The US has never demanded Israel withdraw from the Golan Heights or the West Bank that were occupied after the 1967 Six-Day War, with the former annexed in 1981. The UN and most countries recognise the Golan Heights and West Bank as Israeli-occupied Syrian and Jordanian territories.
Successive US administrations refused to provide military aid to Azerbaijan and Presidents Barack Obama and Trump to Ukraine. The US ignored military attacks against Azerbaijan and Ukraine that led to the occupation of their territories while at the same provided military aid to Armenia and Israel which were undertaking the illegal annexation of their neighbour’s land. The US has been the biggest supporter of military aid to Israel for decades, assistance that has amounted to hundreds of billions of dollars.
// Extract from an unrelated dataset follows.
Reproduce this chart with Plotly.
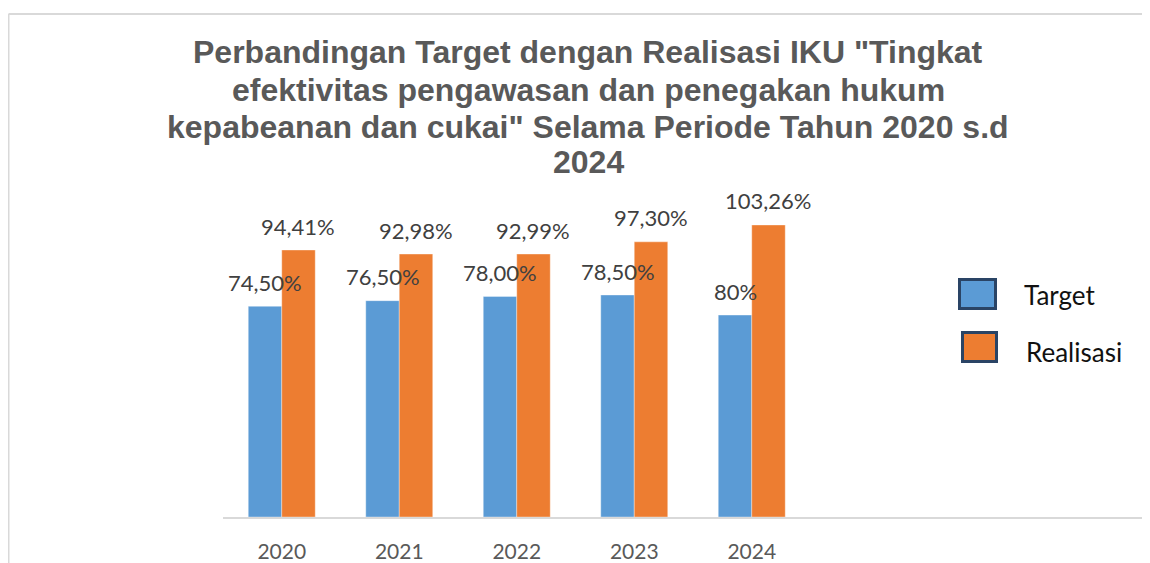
import plotly.graph_objects as go

years = ["2020", "2021", "2022", "2023", "2024"]
target = [74.5, 76.5, 78.0, 78.5, 71.4]
realisasi = [94.41, 92.98, 92.99, 97.30, 103.26]
target_labels = ["74,50%", "76,50%", "78,00%", "78,50%", "80%"]
realisasi_labels = ["94,41%", "92,98%", "92,99%", "97,30%", "103,26%"]
series_names = ["Target", "Realisasi"]
colors = ["#5b9bd5", "#ed7d31"]

OFF = 8  # page body margin
W, H = 1150 - OFF, 563 - OFF
L, R, T, B = 223 - OFF, 0, 200 - OFF, 46
pw, ph = W - L - R, H - T - B
base_page = 517


def px(xp):
    return (xp - OFF - L) / pw


def py(yp):
    return (base_page - yp) / ph


fig = go.Figure()
fig.add_trace(go.Bar(x=years, y=target, name=series_names[0], marker_color=colors[0],
                     marker_line=dict(width=0.6, color="rgba(255,255,255,0.6)")))
fig.add_trace(go.Bar(x=years, y=realisasi, name=series_names[1], marker_color=colors[1],
                     marker_line=dict(width=0.6, color="rgba(255,255,255,0.6)")))

ann = []
lab_font = dict(family="Lato, Carlito, sans-serif", size=22, color="#404040")
for i, (v, t) in enumerate(zip(target, target_labels)):
    ann.append(dict(x=i, y=v, text=t, showarrow=False, xshift=-16.5, yshift=24,
                    yanchor="middle", font=lab_font))
for i, (v, t) in enumerate(zip(realisasi, realisasi_labels)):
    ann.append(dict(x=i, y=v, text=t, showarrow=False, xshift=16.5, yshift=24,
                    yanchor="middle", font=lab_font))

# Title lines
title_lines = ['Perbandingan Target dengan Realisasi IKU "Tingkat',
               'efektivitas pengawasan dan penegakan hukum',
               'kepabeanan dan cukai" Selama Periode Tahun 2020 s.d',
               '2024']
title_y = [52, 90, 127, 162]
for line, yy in zip(title_lines, title_y):
    ann.append(dict(xref="paper", yref="paper", x=px(588), y=py(yy),
                    text="<b>" + line + "</b>", showarrow=False, xanchor="center",
                    yanchor="middle",
                    font=dict(family="Liberation Sans, Arial, sans-serif", size=32,
                              color="#595959")))

# Manual legend
shapes = []
leg_boxes = [(958, 997, 278, 310), (961, 998, 331, 363)]
leg_text = [(1022, 295), (1024, 352)]
for name, c, (x0, x1, y0, y1), (tx, ty) in zip(series_names, colors, leg_boxes, leg_text):
    shapes.append(dict(type="rect", xref="paper", yref="paper",
                       x0=px(x0 + 1.5), x1=px(x1 - 1.5), y0=py(y0 + 1.5), y1=py(y1 - 1.5),
                       fillcolor=c, line=dict(color="#2a4465", width=3)))
    ann.append(dict(xref="paper", yref="paper", x=px(tx), y=py(ty),
                    text=name, showarrow=False, xanchor="left", yanchor="middle",
                    font=dict(family="Lato, Carlito, sans-serif", size=26, color="#111111")))

# Outer frame lines (top and left)
shapes.append(dict(type="line", xref="paper", yref="paper",
                   x0=px(8.5), x1=px(1160), y0=py(14), y1=py(14),
                   line=dict(color="#d9d9d9", width=2)))
shapes.append(dict(type="line", xref="paper", yref="paper",
                   x0=px(8.5), x1=px(8.5), y0=py(14), y1=py(570),
                   line=dict(color="#d9d9d9", width=2)))

cat_px = 117.5
xmax = -0.5 + pw / cat_px
ymax = ph / 2.828

fig.update_layout(
    width=W, height=H,
    margin=dict(l=L, r=R, t=T, b=B),
    paper_bgcolor="white", plot_bgcolor="white",
    barmode="group", bargap=0.43, bargroupgap=0,
    showlegend=False,
    annotations=ann, shapes=shapes,
    xaxis=dict(type="category", range=[-0.5, xmax], showline=True, linecolor="#d9d9d9",
               linewidth=2, ticks="", showgrid=False, ticklabelstandoff=15,
               tickfont=dict(family="Lato, Carlito, sans-serif", size=21, color="#595959")),
    yaxis=dict(range=[0, ymax], visible=False, showgrid=False, zeroline=False),
)

fig.write_html("out.html")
In February 2008, the US, together with the UK, recognised the independence of Kosovo from Serbia. Kosovo had been an autonomous region of Serbia which had no legal right to become an independent state after the disintegration of Yugoslavia. Autonomous regions in the former USSR were not given the right to independence; this was only given to fifteen Soviet republics.
Ukraine has never recognised the independence of Kosovo because Kyiv believed it opened the door to other regions claiming the right to ‘self-determination.’ Indeed, Russia used the Kosovo example to claim that Crimea also had a right to ‘self-determination,’ even though the two examples are very different as one region became an independent state and another was annexed. Armenia used the examples of Kosovo and Crimea’s ‘self-determination’ to back its claim to the Karabakh region having the same right.
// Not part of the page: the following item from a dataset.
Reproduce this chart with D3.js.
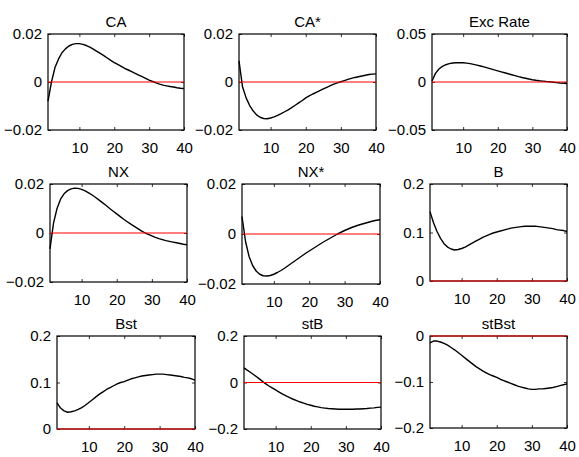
<!DOCTYPE html>
<html>
<head>
<meta charset="utf-8">
<script src="https://cdn.jsdelivr.net/npm/d3@7"></script>
<style>
  html, body { margin: 0; padding: 0; background: #fff; }
  svg { display: block; }
  text { font-family: "Liberation Sans", Arial, Helvetica, sans-serif; fill: #000; }
</style>
</head>
<body>
<svg id="chart" width="579" height="457"></svg>
<script>
// ---- data ----
const periods = d3.range(1, 41);
const titles = ["CA", "CA*", "Exc Rate", "NX", "NX*", "B", "Bst", "stB", "stBst"];
const xTicks = [10, 20, 30, 40];

const CA = [-0.008, 0.000, 0.0060, 0.0095, 0.0122, 0.0138, 0.0150, 0.0157, 0.0160, 0.0160,
  0.0157, 0.0152, 0.0145, 0.0137, 0.0128, 0.0119, 0.0110, 0.0100, 0.0090, 0.0081,
  0.0073, 0.0065, 0.0057, 0.0050, 0.0043, 0.0036, 0.0029, 0.0022, 0.0015, 0.0008,
  0.0002, -0.0004, -0.0009, -0.0013, -0.0016, -0.0019, -0.0021, -0.0024, -0.0026, -0.0027];
const CAstar = [0.0088, -0.0020, -0.0065, -0.0097, -0.0120, -0.0137, -0.0147, -0.0152, -0.0153, -0.0150,
  -0.0145, -0.0139, -0.0132, -0.0124, -0.0116, -0.0107, -0.0097, -0.0087, -0.0077, -0.0066,
  -0.0058, -0.0050, -0.0043, -0.0036, -0.0029, -0.0022, -0.0015, -0.0009, -0.0004, 0.0001,
  0.0006, 0.0011, 0.0015, 0.0019, 0.0022, 0.0025, 0.0028, 0.0031, 0.0033, 0.0034];
const ExcRate = [0.001, 0.009, 0.0135, 0.0163, 0.0180, 0.0192, 0.0198, 0.0201, 0.0202, 0.0201,
  0.0197, 0.0191, 0.0184, 0.0176, 0.0167, 0.0157, 0.0147, 0.0137, 0.0126, 0.0116,
  0.0106, 0.0096, 0.0086, 0.0076, 0.0066, 0.0056, 0.0047, 0.0039, 0.0031, 0.0024,
  0.0018, 0.0013, 0.0009, 0.0005, 0.0002, -0.0002, -0.0006, -0.0010, -0.0013, -0.0015];
const NX = [-0.0065, 0.0040, 0.0100, 0.0138, 0.0160, 0.0173, 0.0180, 0.0183, 0.0182, 0.0178,
  0.0172, 0.0164, 0.0155, 0.0145, 0.0134, 0.0123, 0.0112, 0.0100, 0.0089, 0.0078,
  0.0067, 0.0056, 0.0046, 0.0036, 0.0027, 0.0018, 0.0009, 0.0001, -0.0006, -0.0012,
  -0.0018, -0.0023, -0.0027, -0.0031, -0.0034, -0.0037, -0.0040, -0.0043, -0.0046, -0.0048];
const NXstar = [0.0070, -0.0030, -0.0090, -0.0126, -0.0148, -0.0161, -0.0167, -0.0168, -0.0166, -0.0161,
  -0.0154, -0.0146, -0.0137, -0.0127, -0.0117, -0.0107, -0.0097, -0.0087, -0.0077, -0.0068,
  -0.0059, -0.0050, -0.0041, -0.0032, -0.0024, -0.0016, -0.0008, 0.0000, 0.0007, 0.0014,
  0.0020, 0.0026, 0.0031, 0.0036, 0.0040, 0.0044, 0.0048, 0.0052, 0.0055, 0.0057];
const B = [0.143, 0.120, 0.102, 0.088, 0.077, 0.070, 0.066, 0.064, 0.065, 0.067,
  0.070, 0.074, 0.078, 0.082, 0.086, 0.090, 0.093, 0.096, 0.099, 0.101,
  0.103, 0.105, 0.107, 0.109, 0.110, 0.111, 0.112, 0.113, 0.113, 0.113,
  0.113, 0.112, 0.111, 0.110, 0.109, 0.108, 0.106, 0.105, 0.104, 0.102];
const Bst = [0.056, 0.045, 0.039, 0.036, 0.037, 0.039, 0.042, 0.046, 0.051, 0.057,
  0.063, 0.069, 0.075, 0.080, 0.085, 0.089, 0.093, 0.097, 0.100, 0.102,
  0.105, 0.108, 0.110, 0.112, 0.114, 0.115, 0.116, 0.117, 0.118, 0.118,
  0.118, 0.117, 0.116, 0.115, 0.114, 0.113, 0.111, 0.110, 0.108, 0.105];
const stB = [0.063, 0.052, 0.042, 0.031, 0.020, 0.008, -0.004, -0.014, -0.023, -0.032,
  -0.041, -0.050, -0.058, -0.065, -0.072, -0.078, -0.084, -0.089, -0.094, -0.098,
  -0.102, -0.105, -0.108, -0.110, -0.112, -0.113, -0.114, -0.115, -0.115, -0.115,
  -0.115, -0.115, -0.114, -0.114, -0.113, -0.112, -0.110, -0.109, -0.107, -0.106];
const stBst = [-0.015, -0.011, -0.011, -0.013, -0.016, -0.020, -0.025, -0.030, -0.036, -0.042,
  -0.048, -0.054, -0.060, -0.066, -0.071, -0.076, -0.080, -0.084, -0.087, -0.090,
  -0.094, -0.097, -0.100, -0.103, -0.106, -0.109, -0.111, -0.113, -0.115, -0.116,
  -0.116, -0.115, -0.115, -0.114, -0.113, -0.112, -0.110, -0.108, -0.106, -0.104];

const seriesList = [CA, CAstar, ExcRate, NX, NXstar, B, Bst, stB, stBst];
const yTickValues = [
  [-0.02, 0, 0.02], [-0.02, 0, 0.02], [-0.05, 0, 0.05],
  [-0.02, 0, 0.02], [-0.02, 0, 0.02], [0, 0.1, 0.2],
  [0, 0.1, 0.2], [-0.2, 0, 0.2], [-0.2, -0.1, 0]
];
const yTickLabels = [
  ["\u22120.02", "0", "0.02"], ["\u22120.02", "0", "0.02"], ["\u22120.05", "0", "0.05"],
  ["\u22120.02", "0", "0.02"], ["\u22120.02", "0", "0.02"], ["0", "0.1", "0.2"],
  ["0", "0.1", "0.2"], ["\u22120.2", "0", "0.2"], ["\u22120.2", "\u22120.1", "0"]
];

// ---- layout (pixel boxes of each subplot) ----
const boxes = [
  {l: 48, r: 184, t: 34, b: 130}, {l: 239, r: 376, t: 34, b: 130}, {l: 432, r: 567, t: 34, b: 130},
  {l: 50, r: 187, t: 184, b: 282}, {l: 242, r: 380, t: 184, b: 284}, {l: 430, r: 567, t: 184, b: 281},
  {l: 57, r: 195, t: 336, b: 429}, {l: 244, r: 381, t: 336, b: 429}, {l: 430, r: 567, t: 336, b: 428}
];

const svg = d3.select("#chart");
const fontSize = 15;
const tickLen = 3;

titles.forEach((title, i) => {
  const bx = boxes[i];
  const yt = yTickValues[i];
  const x = d3.scaleLinear().domain([1, 40]).range([bx.l, bx.r]);
  const y = d3.scaleLinear().domain([yt[0], yt[yt.length - 1]]).range([bx.b, bx.t]);
  const g = svg.append("g");

  // black response line
  const line = d3.line().x((d, k) => x(periods[k])).y(d => y(d));
  g.append("path")
    .datum(seriesList[i])
    .attr("fill", "none")
    .attr("stroke", "#000")
    .attr("stroke-width", 1.4)
    .attr("stroke-linejoin", "round")
    .attr("d", line);

  // axes (ticks inside)
  const xb = g.append("g").attr("transform", `translate(0,${bx.b})`)
    .call(d3.axisBottom(x).tickValues(xTicks).tickSize(-tickLen).tickPadding(12).tickFormat(d3.format("d")));
  const xt = g.append("g").attr("transform", `translate(0,${bx.t})`)
    .call(d3.axisTop(x).tickValues(xTicks).tickSize(-tickLen).tickFormat(""));
  const yl = g.append("g").attr("transform", `translate(${bx.l},0)`)
    .call(d3.axisLeft(y).tickValues(yt).tickSize(-tickLen).tickPadding(tickLen + 3)
      .tickFormat((d, k) => yTickLabels[i][k]));
  const yr = g.append("g").attr("transform", `translate(${bx.r},0)`)
    .call(d3.axisRight(y).tickValues(yt).tickSize(-tickLen).tickFormat(""));
  [xb, xt, yl, yr].forEach(a => {
    a.select(".domain").remove();
    a.selectAll("line").attr("stroke", "#000").attr("stroke-width", 0.8);
    a.selectAll("text").attr("font-size", fontSize).attr("font-family", null);
  });
  xb.selectAll("text").attr("dy", "0.71em");

  // box
  g.append("rect")
    .attr("x", bx.l).attr("y", bx.t)
    .attr("width", bx.r - bx.l).attr("height", bx.b - bx.t)
    .attr("fill", "none").attr("stroke", "#000").attr("stroke-width", 1.2);

  // red zero line
  g.append("line")
    .attr("x1", x(1)).attr("x2", x(40))
    .attr("y1", y(0)).attr("y2", y(0))
    .attr("stroke", "red").attr("stroke-width", 1.2);

  // title
  g.append("text")
    .attr("x", (bx.l + bx.r) / 2)
    .attr("y", bx.t - 7)
    .attr("text-anchor", "middle")
    .attr("font-size", fontSize)
    .text(title);
});
</script>
</body>
</html>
The US has also pursued a curious approach to Kurdish separatism. The PKK (Kurdistan Workers Party), which first launched military attacks inside Türkiye in 1979, is designated as a terrorist organisation by Türkiye, the US and European Union (EU). Türkiye is an important member of NATO that hosts two US air bases, two US radar stations and an US air station.
At the same time, the US has militarily cooperated with the YPG (People’s Defence Units) in Syria that has a close and working relationship with the PKK. YPG-PKK units in northern Syria have long been a central component of the US-backed Syrian Democratic Forces (SDF). Meanwhile, Washington has viewed the SDF: "as its key armed ally in its fight against Daesh, which controlled a vast swath of territory in the region up till 2017".
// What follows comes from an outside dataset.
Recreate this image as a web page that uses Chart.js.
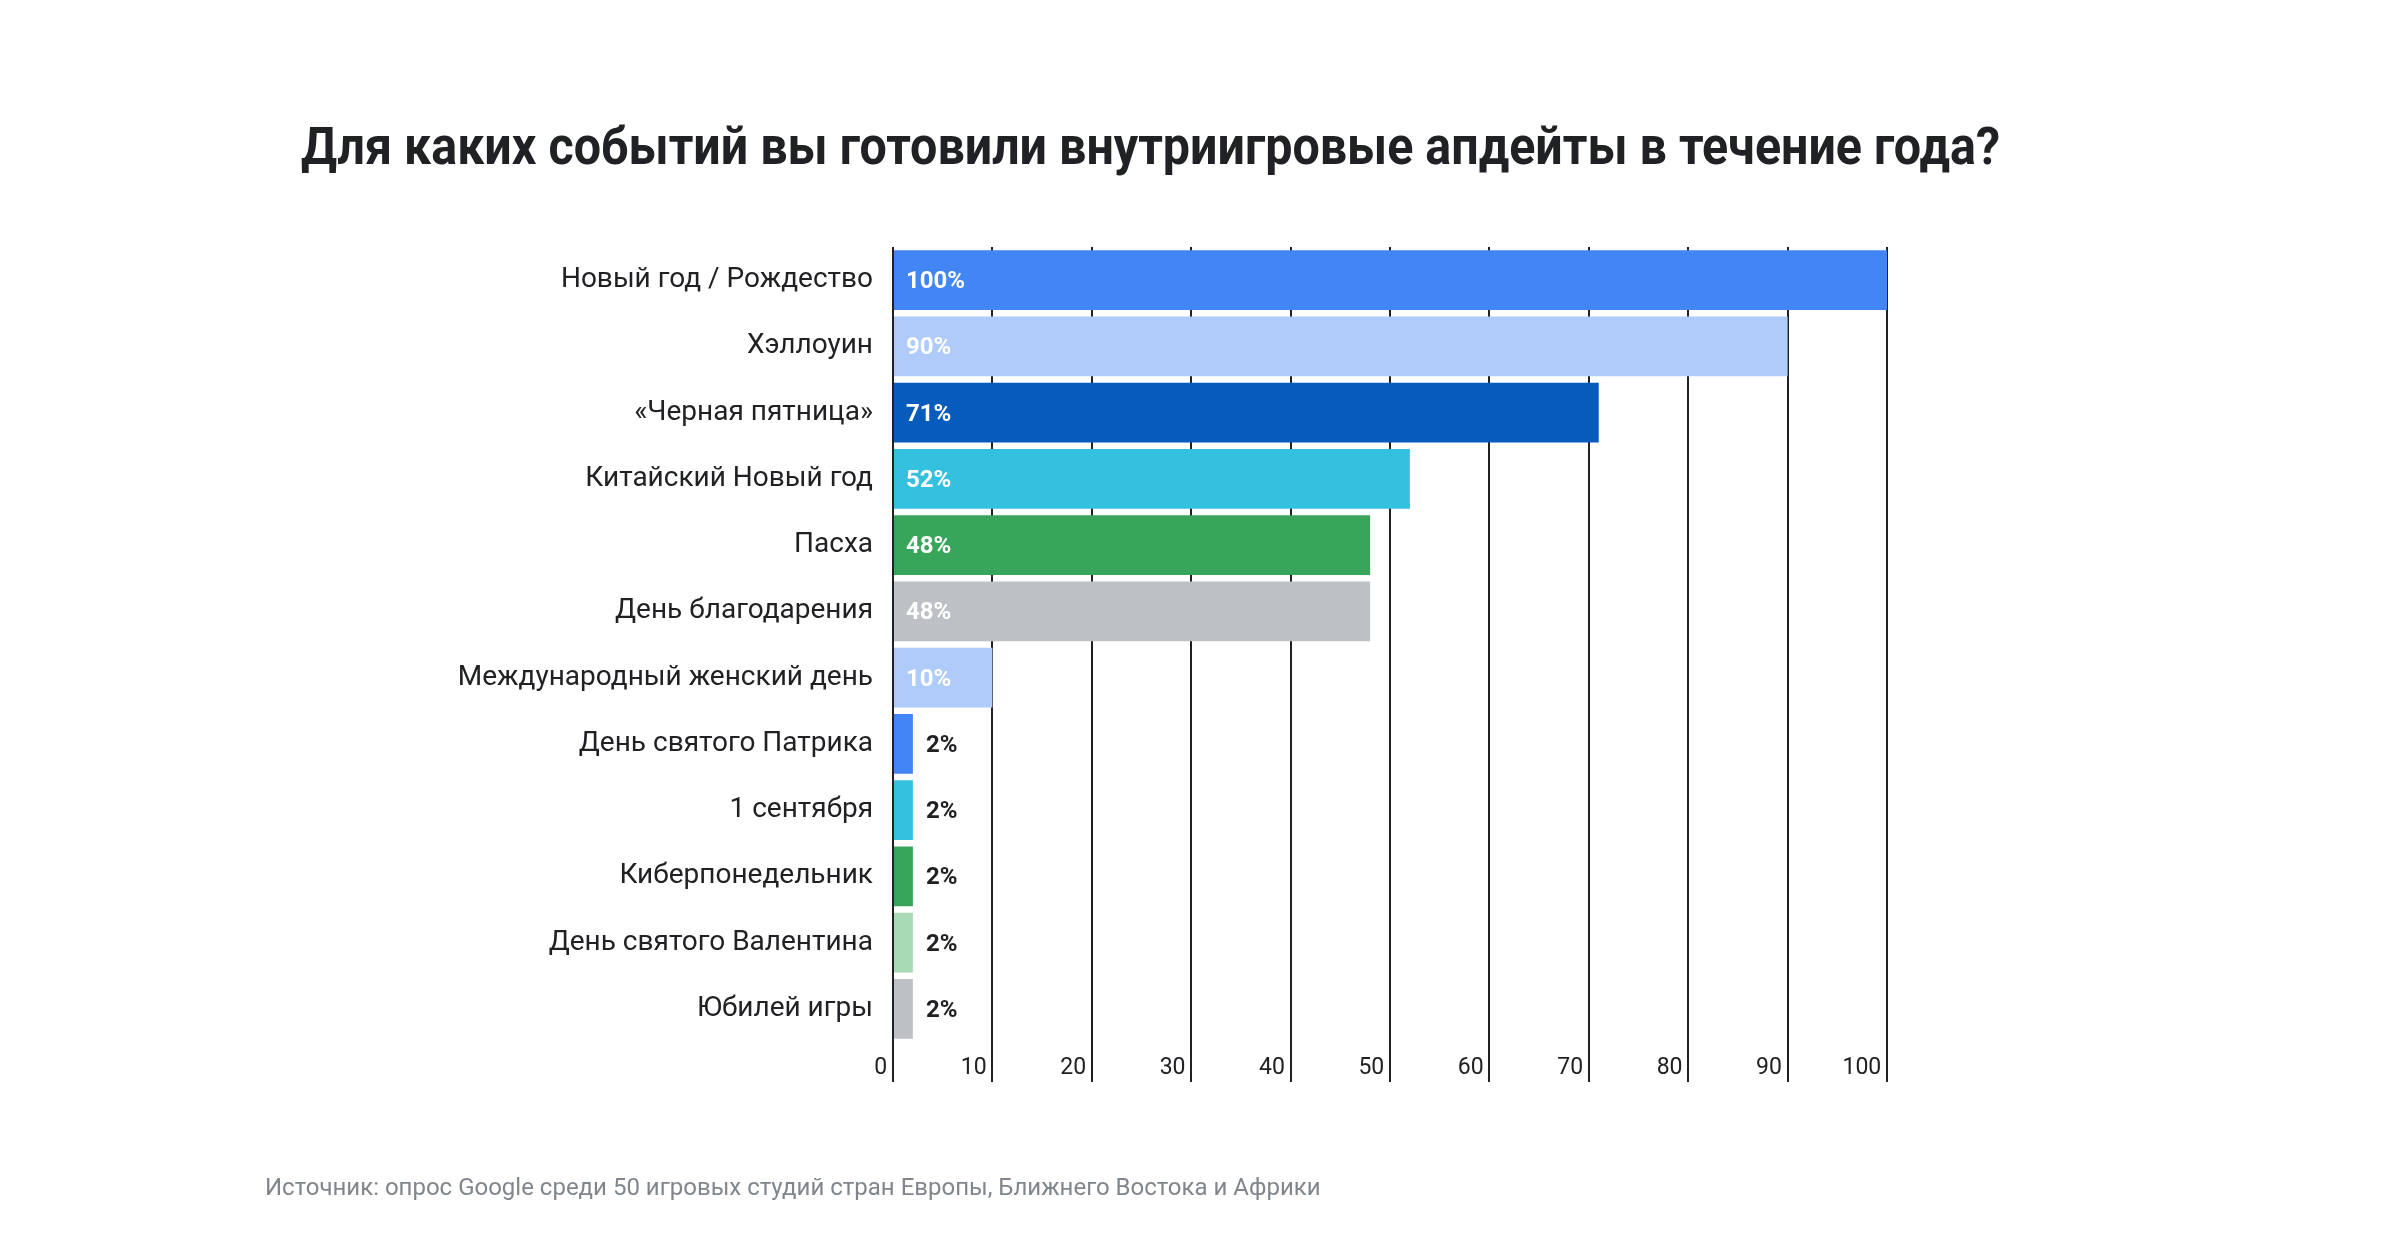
<!DOCTYPE html>
<html>
<head>
<meta charset="utf-8">
<script src="https://cdn.jsdelivr.net/npm/chart.js@4.4.0/dist/chart.umd.min.js"></script>
<style>
  html, body { margin: 0; background: #ffffff; }
  .wrap { width: 2400px; height: 1256px; }
</style>
</head>
<body>
<div class="wrap"><canvas class="chart-1"></canvas></div>
<script>
var categories = ['Новый год / Рождество', 'Хэллоуин', '«Черная пятница»', 'Китайский Новый год',
    'Пасха', 'День благодарения', 'Международный женский день', 'День святого Патрика',
    '1 сентября', 'Киберпонедельник', 'День святого Валентина', 'Юбилей игры'];
var values = [100, 90, 71, 52, 48, 48, 10, 2, 2, 2, 2, 2];
var barColors = ['#4285f4', '#aecbfa', '#065bbd', '#34c1e0', '#37a55a', '#bdc1c6',
    '#aecbfa', '#4285f4', '#34c1e0', '#37a55a', '#a8dab5', '#bdc1c6'];
var titleText = 'Для каких событий вы готовили внутриигровые апдейты в течение года?';
var sourceText = 'Источник: опрос Google среди 50 игровых студий стран Европы, Ближнего Востока и Африки';

// value labels: white inside the long bars, dark after the short ones
const valueLabels = {
    id: 'valueLabels',
    afterDraw(chart) {
        const ctx = chart.ctx;
        const meta = chart.getDatasetMeta(0);
        ctx.save();
        ctx.font = 'bold 24px Roboto';
        ctx.textBaseline = 'middle';
        ctx.textAlign = 'left';
        meta.data.forEach(function (bar, i) {
            const v = values[i];
            if (v >= 10) {
                ctx.fillStyle = '#ffffff';
                ctx.fillText(v + '%', bar.base + 12, bar.y + 2);
            } else {
                ctx.fillStyle = '#202124';
                ctx.fillText(v + '%', bar.x + 13, bar.y + 2);
            }
        });
        ctx.restore();
    }
};

// title and source note are wider than the chart area, so draw them here
const headerFooter = {
    id: 'headerFooter',
    afterDraw(chart) {
        const ctx = chart.ctx;
        ctx.save();
        ctx.textBaseline = 'middle';
        ctx.textAlign = 'left';
        ctx.font = 'bold 51px Roboto';
        ctx.fillStyle = '#202124';
        ctx.fillText(titleText, 301, 151, 1699);
        ctx.font = '24px Roboto';
        ctx.fillStyle = '#80868b';
        ctx.fillText(sourceText, 265, 1189);
        ctx.restore();
    }
};

var ctx1 = document.querySelector('.chart-1');
const chart1 = new Chart(ctx1, {
    type: 'bar',
    data: {
        labels: categories,
        datasets: [
            {
                data: values,
                backgroundColor: barColors,
                barPercentage: 0.9,
                categoryPercentage: 1.0
            }
        ]
    },
    options: {
        indexAxis: 'y',
        responsive: true,
        maintainAspectRatio: false,
        animation: false,
        layout: { padding: { left: 300, right: 513, top: 247, bottom: 154 } },
        plugins: {
            legend: { display: false },
            tooltip: { enabled: false },
            title: { display: false }
        },
        scales: {
            x: {
                z: 1,
                min: 0,
                max: 100,
                border: { display: false },
                grid: {
                    color: '#202124',
                    lineWidth: 2,
                    drawTicks: true,
                    tickLength: 40
                },
                ticks: {
                    stepSize: 10,
                    align: 'end',
                    padding: -28,
                    color: '#202124',
                    font: { family: 'Roboto', size: 23 },
                    callback: function (v) { return v + ' '; }
                },
                afterFit: function (scale) { scale.height = 60; }
            },
            y: {
                border: { display: false },
                grid: { display: false },
                ticks: {
                    padding: 12,
                    color: '#202124',
                    font: { family: 'Roboto', size: 28 }
                },
                afterFit: function (scale) { scale.width = 593; }
            }
        }
    },
    plugins: [valueLabels, headerFooter]
});
</script>
</body>
</html>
Türkiye on the other hand is convinced the SDF is a US-backed political front to camouflage YPG-PKK fighters within its ranks. Strangely, "tens of millions of dollars of American taxpayers' money is spent on arming the YPG, an offshoot of the PKK".
Trump’s ‘peace proposal’ that infringes Ukraine’s territorial integrity and rewards Russian irredentism has shocked many commentators. Nevertheless, Trump’s disrespect for Ukraine’s territorial integrity follows a long tradition over the last three decades of de facto supporting Israel’s occupation of Syria’s Golan Heights and Jordan’s West Bank, punishing Azerbaijan after a fifth of its territory was occupied by Armenia, recognising Kosovo’s independence, and cooperating with Kurdish separatist groups that threaten Türkiye’s territorial integrity.
Azerbaijan, Ukraine, Türkiye, and the EU uphold the sanctity of the territorial integrity of states as being central to international law. Unfortunately, the historical record shows this has never been the case for the US, Israel, and of course Russia.